As these words come to page we are six days away from August 2, the supposed drop-dead date for the US government’s running out of money and, for the first time since 1790, being unable to meet all its financial obligations. Right now it is hard to see the entrenched pig-headedness of vested interests giving way to compromise for the common good – but stranger things have happened I suppose. Perhaps there will be an eleventh-hour-and-fifty-ninth-minute solution. Another distinct possibility is that August 2 comes and goes, no deal is on the table but markets and the economy keep hobbling along anyway. If nothing else, we have become remarkably skilled at kicking the can down the road, putting Band-Aids on the ailing patient and foregoing tough choices. I would still be more willing to bet on some patchwork fix that holds the wolves at bay rather than immediate financial Armageddon.
Regardless of how the next six days turn out, however, one thing seems to be fairly evident – we are at the dawn of a new age of Safe Haven Economics. The concept of a “safe haven” investment is probably as old as finance itself – a place to park your hard-earned capital and sleep a bit easier when the storms rage. So why have we chosen to call this version 3.0? We could go back further, but for the purposes of this post it is sufficient to think of the age of the gold standard and the pound sterling – from the late 18th to the early 20th century – as version 1.0. That era hung on life support for a brief time after the First World War and then fell apart as the clouds of the Great Depression gathered. After the dust had settled from the turbulent ‘30s and the Second World War the United States held the undisputed mantle to version 2.0. The US dollar and Treasury bonds would be the dominant safe haven investments for the next sixty years. Even the financial crisis of 2008 – a meltdown largely caused by US financial institutions – failed to dislodge the dollar and the T-bond from their caché as the go-to port in a raging storm.

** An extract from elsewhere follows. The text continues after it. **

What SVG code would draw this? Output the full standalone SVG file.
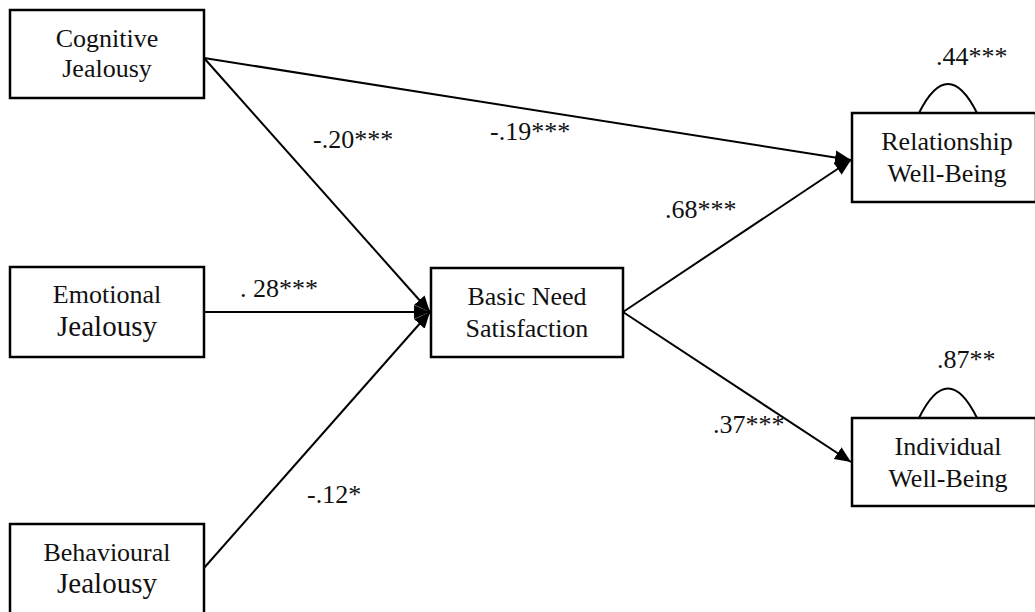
<svg xmlns="http://www.w3.org/2000/svg" width="1035" height="612" viewBox="0 0 1035 612">
<style>
.box{fill:#fff;stroke:#000;stroke-width:2.5}
.t{font-family:"Liberation Serif","Times New Roman",serif;font-size:26px;fill:#111;text-anchor:middle}
.lb{font-family:"Liberation Serif","Times New Roman",serif;font-size:26px;fill:#111}
.big{font-size:29px}
.ln{stroke:#000;stroke-width:2;fill:none}
</style>
<defs>
<marker id="ah" markerUnits="userSpaceOnUse" markerWidth="18" markerHeight="16" refX="16" refY="8" orient="auto">
<path d="M0,1 L16,8 L0,15 Z" fill="#000"/>
</marker>
</defs>
<rect width="1035" height="612" fill="#fff"/>
<g id="connectors">
<line class="ln" x1="204" y1="58" x2="851" y2="160" marker-end="url(#ah)"/>
<line class="ln" x1="204" y1="58" x2="430" y2="312" marker-end="url(#ah)"/>
<line class="ln" x1="204" y1="312" x2="430" y2="312" marker-end="url(#ah)"/>
<line class="ln" x1="204" y1="568" x2="430" y2="312" marker-end="url(#ah)"/>
<line class="ln" x1="623" y1="312" x2="851" y2="160" marker-end="url(#ah)"/>
<line class="ln" x1="623" y1="312" x2="851" y2="462" marker-end="url(#ah)"/>
<path class="ln" d="M919,113 Q948,55 977,113"/>
<path class="ln" d="M919,418 Q948,359 977,418"/>
</g>
<g id="labels">
<text class="lb" x="490" y="140">-.19***</text>
<text class="lb" x="313" y="148">-.20***</text>
<text class="lb" x="240" y="297">. 28***</text>
<text class="lb" x="307" y="503">-.12*</text>
<text class="lb" x="665" y="218">.68***</text>
<text class="lb" x="713" y="433">.37***</text>
<text class="lb" x="936" y="65">.44***</text>
<text class="lb" x="937" y="368">.87**</text>
</g>
<g id="cognitive">
<rect class="box" x="10" y="10" width="194" height="88"/>
<text class="t" x="107" y="47">Cognitive</text>
<text class="t" x="107" y="77">Jealousy</text>
</g>
<g id="emotional">
<rect class="box" x="10" y="267" width="194" height="90"/>
<text class="t" x="107" y="303">Emotional</text>
<text class="t big" x="107" y="336">Jealousy</text>
</g>
<g id="behavioural">
<rect class="box" x="10" y="524" width="194" height="94"/>
<text class="t" x="107" y="561">Behavioural</text>
<text class="t big" x="107" y="593">Jealousy</text>
</g>
<g id="basic-need">
<rect class="box" x="431" y="268" width="192" height="89"/>
<text class="t" x="527" y="305">Basic Need</text>
<text class="t" x="527" y="337">Satisfaction</text>
</g>
<g id="relationship">
<rect class="box" x="852" y="113" width="184" height="89"/>
<text class="t" x="947" y="150">Relationship</text>
<text class="t" x="947" y="182">Well-Being</text>
</g>
<g id="individual">
<rect class="box" x="852" y="418" width="184" height="88"/>
<text class="t" x="948" y="455">Individual</text>
<text class="t" x="948" y="487">Well-Being</text>
</g>
</svg>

This time around things are different. I think the writing was on the wall in 2008 that dollar-denominated hegemony was in its waning days, but investors as much as any human genus are creatures of habit, slow to change. Make no mistake – the transition from version 2.0 to 3.0 looks different from the last go-around. There is nothing on the financial stage today to compare to the clear leadership role the US dollar played when the world went off the gold standard. Rather, what we are seeing is the emergence of something like a safe haven basket – a collection of assets that can play the role of “risk off” trades when capital goes a-scurrying. The Swiss franc, the Japanese yen and gold (some things never change) clearly appear to be part of that basket. Arguably certain other currencies such as the Aussie dollar may be included as well. How about other AAA-rated debt? One of the many possible curiosities of the fallout from a downgrade of US government debt is that the safest domestic corporate bonds remain AAA-rated. Why not? After all, the companies that issue those bonds are citizens of the world much more than they are distinctly American.
In finance we have long been used to thinking in terms of the “risk-free asset”. Perhaps it is time to start recasting this as the “risk-free basket”, the defining characteristic of Safe Haven Economics, v3.0.